If bitcoin was going to be a reserve currency it would have by now.
From its’ peak of 20K in January of this year it has drop month after month and is poised to break below 4000 soon. If bitcoin was going to be a reserve currency and hit mainstream, used by everyone as money then it would have done so by now. At least the adoption would be on an upward slope.
The above graph clearly shows that adoption growth stopped in January and we have been on a downward trend ever since. In the world of the internet, if you are not growing then you are dying. That is the awful truth. Bitcoin is just too volatile to be used as money. For that we need a stable coin. As a reserve currency, there is just too much push back from central banks. They are unable to control the issuance of bitcoins and they certainly do not want to elevate Satoshi and all the early adopters to become the richest people in the world. Even richer than countries. No no most countries that have large holdings of gold will prefer that gold be the reserve currency. The problem is that real gold reserves are not held by countries like the UK, EU and USA. They play around with paper gold and so far they have managed to hold back the price of real gold. The new Shanghai gold exchange and the possibility of a gold backed Yuan may break this impasse. We shall see.
Is this the end of the road for Bitcoin?
Bitcoin weakness is also its’ perceived strength – mining. As the price tracked upwards and asic miners became more efficient, home miners were driven out of the market towards large scale industrial miners controlling a few mining pools. This huge waste of energy to secure the chain would be fine if there was not another way. As it is when the price starts tracking downwards, all marginal operators will have to shut operations. No miner can afford to mine at a loss for long. The last to holdout will be those with access to the cheapest electricity and even these will have to give up as bitcoin price track towards $3000.

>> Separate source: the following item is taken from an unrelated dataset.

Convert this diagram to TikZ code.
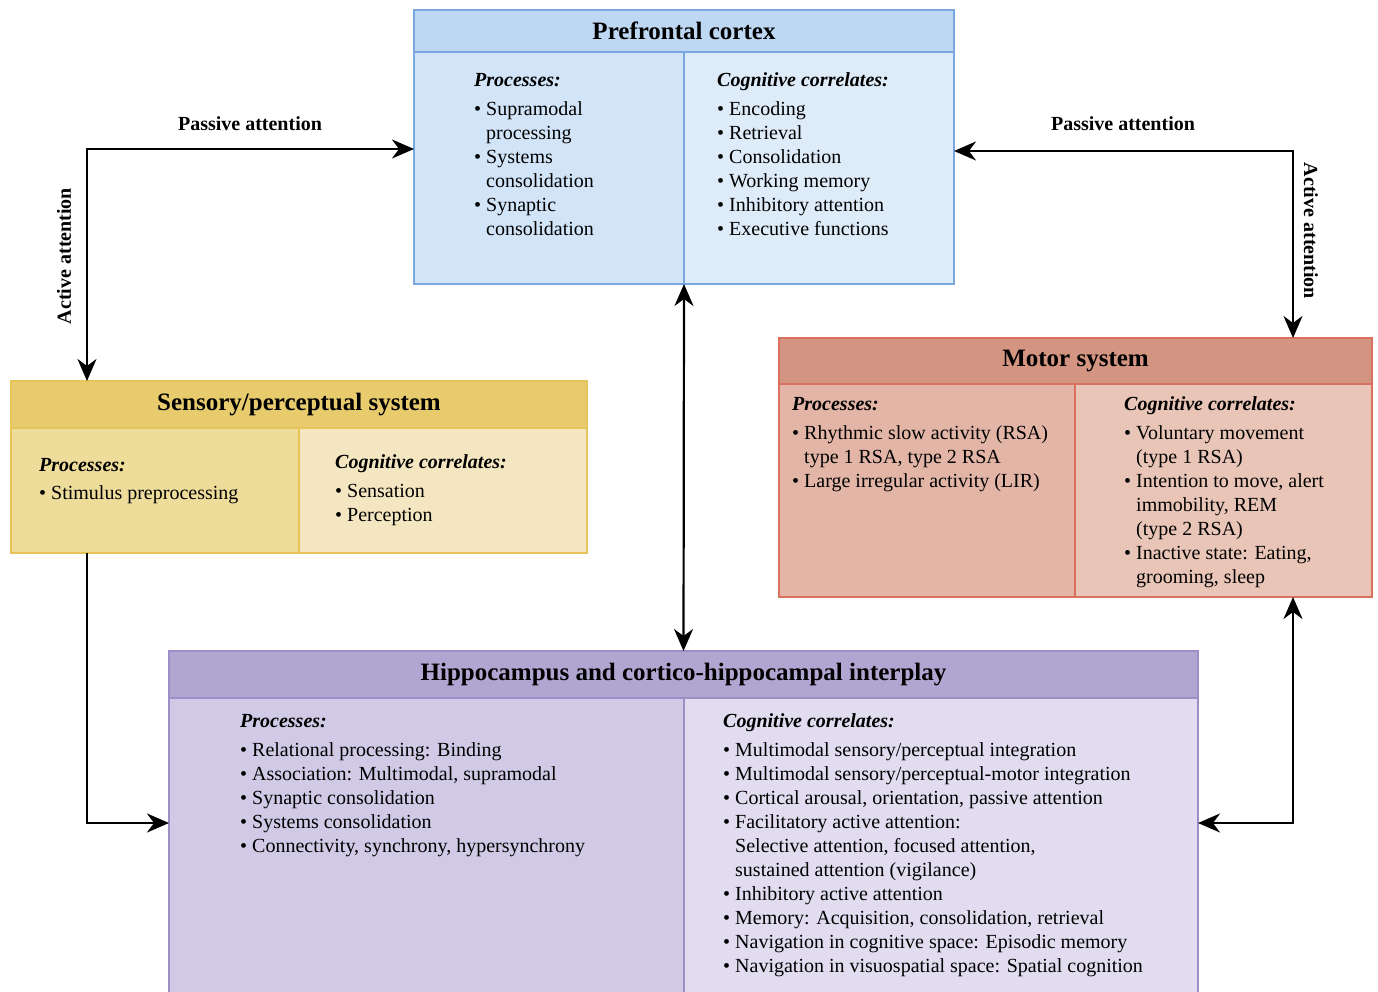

With the sharp drop in difficulty, block time for BTC have started to lengthen. This drop in difficulty is caused both by the Bitcoin Cash wars as well as the drop in price. Bitcoin may yet get snared up in the dreaded “chain death spiral“. 11 more days to the next difficulty adjustment.
Proof of Work and Proof of Stake
If you really don’t need to spend millions of dollars in electricity to secure the chain then why should you? Proof of work proponents have always insisted that we have to and that proof of stake is inherently flawed as it favours those who hold the most coins.
The EOS chain is delegated proof of stake, and have been live since June. It has humm along effortlessly gathering adoption and users at measurable rate weekly. Refer to Blocktivity and Dapp Radar. Barely 6 months old and there is an increasing number of high volume dapps building on the chain. Proof of stake works. EOS works and continues to improve with every update and upgrade.
The way to become money is not to try to be money.
Money is what everyone accepts as money. Unlike Bitcoin and almost all other cryptos EOS does not try to become money. It is a platform for fast, secure and free transactions. Because of this central banks may issue their currency on the EOS mainnet or their own sister chain. Cross chain transactions will not be a problem when transacting across several national currencies. Being a platform token EOS will not be a stable coin.
A stable token will emerge and gain worldwide adoption to the extent that everything worldwide is priced in this stable unit. What this is will be is yet to be seen but it is likely that something will happen. Perhaps the Bancor algorithm could pave the way towards such a stable coin or an exchange unit.
If this is the future then Bitcoin will have no future. We shall see.